◆ Entries shown:
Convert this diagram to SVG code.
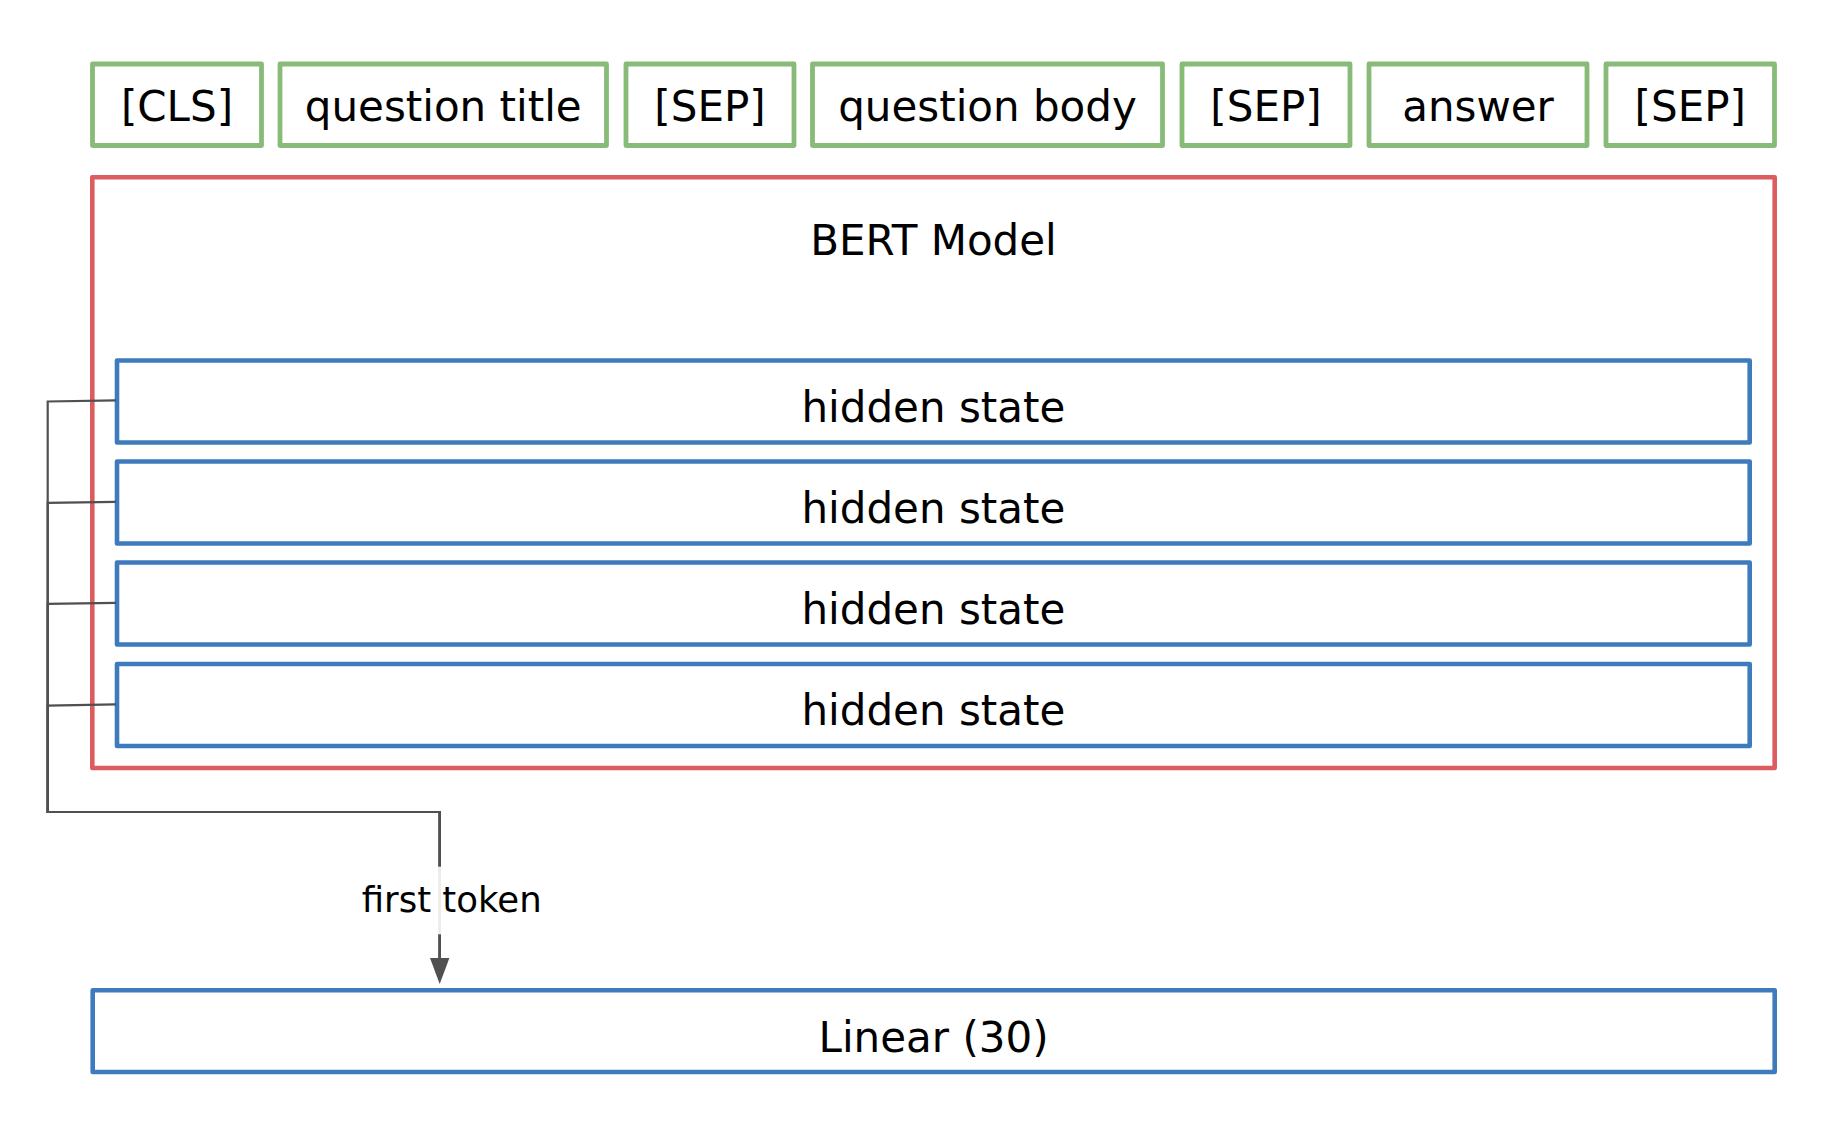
<svg xmlns="http://www.w3.org/2000/svg" width="1838" height="1140" viewBox="0 0 1838 1140">
  <defs>
    <style>
      .tok { fill: #ffffff; stroke: #87bb77; stroke-width: 4.8; stroke-linejoin: round; }
      .bert { fill: #ffffff; stroke: #db5d5f; stroke-width: 4.6; stroke-linejoin: round; }
      .blue { fill: #ffffff; stroke: #3e7bbd; stroke-width: 4.6; stroke-linejoin: round; }
      .lbl { font-family: "DejaVu Sans", Verdana, sans-serif; font-size: 42px; fill: #000000; text-anchor: middle; }
      .small { font-family: "DejaVu Sans", Verdana, sans-serif; font-size: 35.5px; fill: #000000; text-anchor: middle; }
      .edge { fill: none; stroke: #505050; stroke-width: 2.2; }
    </style>
  </defs>
  <rect width="1838" height="1140" fill="#ffffff"/>

  <g id="tokens">
    <g id="tok-cls">
      <rect class="tok" x="92.5" y="64" width="169" height="81.5"/>
      <text class="lbl" x="177" y="121">[CLS]</text>
    </g>
    <g id="tok-qtitle">
      <rect class="tok" x="280" y="64" width="326.5" height="81.5"/>
      <text class="lbl" x="443.25" y="121">question title</text>
    </g>
    <g id="tok-sep1">
      <rect class="tok" x="626" y="64" width="168" height="81.5"/>
      <text class="lbl" x="710" y="121">[SEP]</text>
    </g>
    <g id="tok-qbody">
      <rect class="tok" x="812.5" y="64" width="350" height="81.5"/>
      <text class="lbl" x="987.5" y="121">question body</text>
    </g>
    <g id="tok-sep2">
      <rect class="tok" x="1182" y="64" width="168" height="81.5"/>
      <text class="lbl" x="1266" y="121">[SEP]</text>
    </g>
    <g id="tok-answer">
      <rect class="tok" x="1369" y="64" width="218" height="81.5"/>
      <text class="lbl" x="1478" y="121">answer</text>
    </g>
    <g id="tok-sep3">
      <rect class="tok" x="1606" y="64" width="168.5" height="81.5"/>
      <text class="lbl" x="1690.25" y="121">[SEP]</text>
    </g>
  </g>

  <g id="bert">
    <rect class="bert" x="92.3" y="177.3" width="1682.4" height="590.7"/>
    <text class="lbl" x="933.5" y="255">BERT Model</text>
  </g>

  <g id="hidden1">
    <rect class="blue" x="117" y="360.5" width="1632.7" height="82"/>
    <text class="lbl" x="933.4" y="421.5">hidden state</text>
  </g>
  <g id="hidden2">
    <rect class="blue" x="117" y="461.5" width="1632.7" height="82"/>
    <text class="lbl" x="933.4" y="522.5">hidden state</text>
  </g>
  <g id="hidden3">
    <rect class="blue" x="117" y="562.5" width="1632.7" height="82"/>
    <text class="lbl" x="933.4" y="623.5">hidden state</text>
  </g>
  <g id="hidden4">
    <rect class="blue" x="117" y="664" width="1632.7" height="82"/>
    <text class="lbl" x="933.4" y="725">hidden state</text>
  </g>

  <g id="linear">
    <rect class="blue" x="92.7" y="990.3" width="1682" height="81.7"/>
    <text class="lbl" x="933.6" y="1051.5">Linear (30)</text>
  </g>

  <g id="connectors">
    <path class="edge" d="M116,400.3 L47.7,401.5 L47.7,812 L439.7,812 L439.7,958.5"/>
    <path class="edge" d="M116,501.8 L47.7,502.9 L47.7,812 L439.7,812 L439.7,958.5"/>
    <path class="edge" d="M116,602.8 L47.7,603.9 L47.7,812 L439.7,812 L439.7,958.5"/>
    <path class="edge" d="M116,704.3 L47.7,705.6 L47.7,812 L439.7,812 L439.7,958.5"/>
    <polygon points="430,958 449.4,958 439.7,984" fill="#505050"/>
    <g id="edge-label">
      <rect x="362" y="866.7" width="180" height="67.6" fill="#ffffff" fill-opacity="0.89"/>
      <text class="small" x="451.7" y="912">first token</text>
    </g>
  </g>
</svg>
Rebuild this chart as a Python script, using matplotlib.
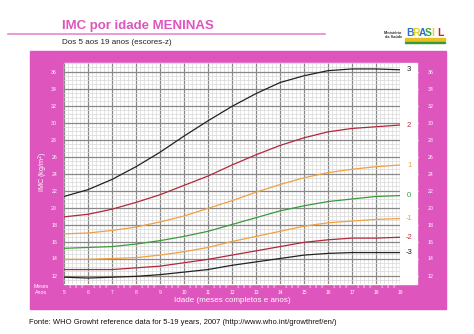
import numpy as np
import matplotlib.pyplot as plt
from matplotlib.patches import Rectangle
from matplotlib.lines import Line2D

plt.rcParams['font.family'] = ['Liberation Sans', 'DejaVu Sans']

PINK = '#dd55bd'

# WHO 2007 BMI-for-age, girls 5-19 years (z-scores)
ages = [5, 6, 7, 8, 9, 10, 11, 12, 13, 14, 15, 16, 17, 18, 19]
z_m3 = [11.8, 11.7, 11.8, 11.9, 12.1, 12.4, 12.7, 13.2, 13.6, 14.0, 14.4, 14.6, 14.7, 14.7, 14.7]
z_m2 = [12.7, 12.7, 12.7, 12.9, 13.1, 13.5, 13.9, 14.4, 14.9, 15.4, 15.9, 16.2, 16.4, 16.4, 16.5]
z_m1 = [13.9, 13.9, 14.0, 14.1, 14.4, 14.8, 15.3, 16.0, 16.6, 17.2, 17.8, 18.2, 18.4, 18.6, 18.7]
z_0 = [15.2, 15.3, 15.4, 15.7, 16.1, 16.6, 17.2, 18.0, 18.8, 19.6, 20.2, 20.7, 21.0, 21.3, 21.4]
z_p1 = [16.9, 17.0, 17.3, 17.7, 18.3, 19.0, 19.9, 20.8, 21.8, 22.7, 23.5, 24.1, 24.5, 24.8, 25.0]
z_p2 = [18.9, 19.2, 19.8, 20.6, 21.5, 22.6, 23.7, 25.0, 26.2, 27.3, 28.2, 28.9, 29.3, 29.5, 29.7]
z_p3 = [21.3, 22.1, 23.3, 24.8, 26.5, 28.4, 30.2, 31.9, 33.4, 34.7, 35.5, 36.1, 36.3, 36.3, 36.2]

curves = [z_p3, z_p2, z_p1, z_0, z_m1, z_m2, z_m3]
curve_labels = ['3', '2', '1', '0', '-1', '-2', '-3']
curve_colors = ['#222222', '#b0283a', '#f0a040', '#3a9a3a', '#f0a040', '#b0283a', '#222222']
label_colors = ['#222222', '#c03040', '#f0a040', '#3a9a3a', '#f0a040', '#c03040', '#222222']

yticks = list(range(12, 37, 2))
month_labels = ['3', '6', '9']

W, H = 474, 334
fig = plt.figure(figsize=(W / 100, H / 100), dpi=100)
fig.patch.set_facecolor('white')


def fx(px):
    return px / W


def fy(py):
    return 1 - py / H


# pink frame and white plotting area
fig.add_artist(Rectangle((fx(30), fy(309)), fx(416), (309 - 51) / H,
                         transform=fig.transFigure, color=PINK, zorder=0))
fig.add_artist(Rectangle((fx(64), fy(284)), fx(353), (284 - 63) / H,
                         transform=fig.transFigure, color='white', zorder=0.5))

# header
fig.text(fx(62), fy(26), 'IMC por idade MENINAS', color=PINK, fontsize=9.5,
         fontweight='bold', va='center', ha='left')
fig.add_artist(Line2D([fx(8), fx(325)], [fy(34), fy(34)], color=PINK, lw=1.2,
                      alpha=0.7, transform=fig.transFigure))
fig.text(fx(62), fy(42), 'Dos 5 aos 19 anos (escores-z)', color='#222222',
         fontsize=5.8, va='center', ha='left')

# logo
fig.text(fx(402), fy(35), 'Ministério\nda Saúde', fontsize=2.8, ha='right',
         va='center', color='#333333', fontweight='bold', linespacing=0.9)
logo_colors = ['#2b6fd0', '#e8d020', '#2b6fd0', '#3aa040', '#e8d020', '#d02020']
for i, (ch, c) in enumerate(zip('BRASIL', logo_colors)):
    fig.text(fx(406 + i * 6.3), fy(33), ch, color=c, fontsize=7.5,
             fontweight='bold', ha='left', va='center')
fig.add_artist(Rectangle((fx(405), fy(41)), fx(40), 2.5 / H,
                         transform=fig.transFigure, color='#e8c020'))
fig.add_artist(Rectangle((fx(405), fy(43)), fx(40), 1.5 / H,
                         transform=fig.transFigure, color='#3a9a3a'))

ax = fig.add_axes([fx(64), fy(284), fx(336), (284 - 63) / H])
ax.set_xlim(5, 19)
ax.set_ylim(11, 37)
ax.set_facecolor('none')
ax.set_zorder(1)

# grid: years / 2 months, 2 units / 0.5 unit
for x in np.arange(5, 19.01, 1 / 6):
    major = abs(x - round(x)) < 1e-6
    ax.axvline(x, color='#888888' if major else '#d8d8d8',
               lw=0.9 if major else 0.5, zorder=1)
for y in np.arange(11, 37.01, 0.5):
    major = abs(y - round(y)) < 1e-6 and int(round(y)) % 2 == 0
    ax.axhline(y, color='#888888' if major else '#d8d8d8',
               lw=0.9 if major else 0.5, zorder=1)

for vals, c in zip(curves, curve_colors):
    ax.plot(ages, vals, color=c, lw=0.9, zorder=3)

for vals, lab, c in zip(curves, curve_labels, label_colors):
    ax.text(19.38, vals[-1], lab, color=c, fontsize=5.5, ha='center',
            va='center', clip_on=False)

for s in ax.spines.values():
    s.set_visible(False)

ax.set_yticks(yticks)
ax.set_yticklabels([str(t) for t in yticks])
ax.tick_params(axis='y', which='both', left=False, right=False,
               labelleft=True, labelright=True, labelsize=3.8,
               labelcolor='white', pad=1.5)
# right labels sit outside the label column
for t in ax.yaxis.get_major_ticks():
    t.label2.set_x(1.07)
    t.label2.set_horizontalalignment('center')
for y in yticks:
    ax.plot([1.045, 1.055], [y, y], color='white', lw=0.5,
            transform=ax.get_yaxis_transform(), clip_on=False)

ax.set_xticks([])
for a in range(5, 20):
    ax.text(a, 10.0, str(a), color='white', fontsize=3.6, ha='center',
            va='center', clip_on=False)
    if a < 19:
        for k, m in enumerate(month_labels):
            ax.text(a + (k + 1) * 0.25, 10.6, m, color='white', fontsize=3.0,
                    ha='center', va='center', clip_on=False)

fig.text(fx(41), fy(287), 'Meses', color='white', fontsize=3.8,
         ha='center', va='center')
fig.text(fx(41), fy(293), 'Anos', color='white', fontsize=3.8,
         ha='center', va='center')
fig.text(fx(232), fy(301), 'Idade (meses completos e anos)', color='white',
         fontsize=5.8, ha='center', va='center')
fig.text(fx(43), fy(172), 'IMC (kg/m$^2$)', color='white', fontsize=5.2,
         ha='center', va='center', rotation=90)

fig.text(fx(29), fy(322),
         'Fonte: WHO Growht reference data for 5-19 years, 2007 '
         '(http://www.who.int/growthref/en/)',
         color='#111111', fontsize=5.5, ha='left', va='center')

fig.savefig('out.png', dpi=100)
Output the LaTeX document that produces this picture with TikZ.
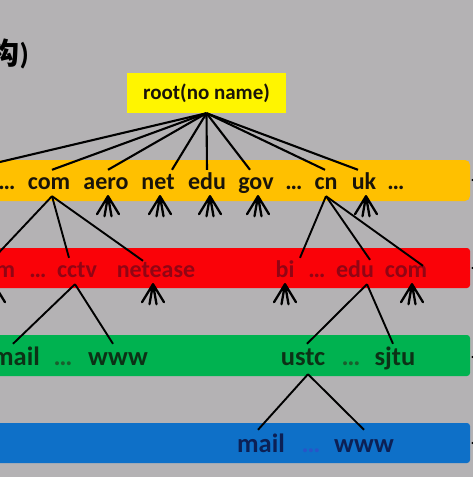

◆ Given exercise:
Copy each line from the data above that includes "matplotlib".

◆ Output:
Rebuild this chart as a Python script, using matplotlib.
import matplotlib.pyplot as plt
from matplotlib.patches import Rectangle
from matplotlib.lines import Line2D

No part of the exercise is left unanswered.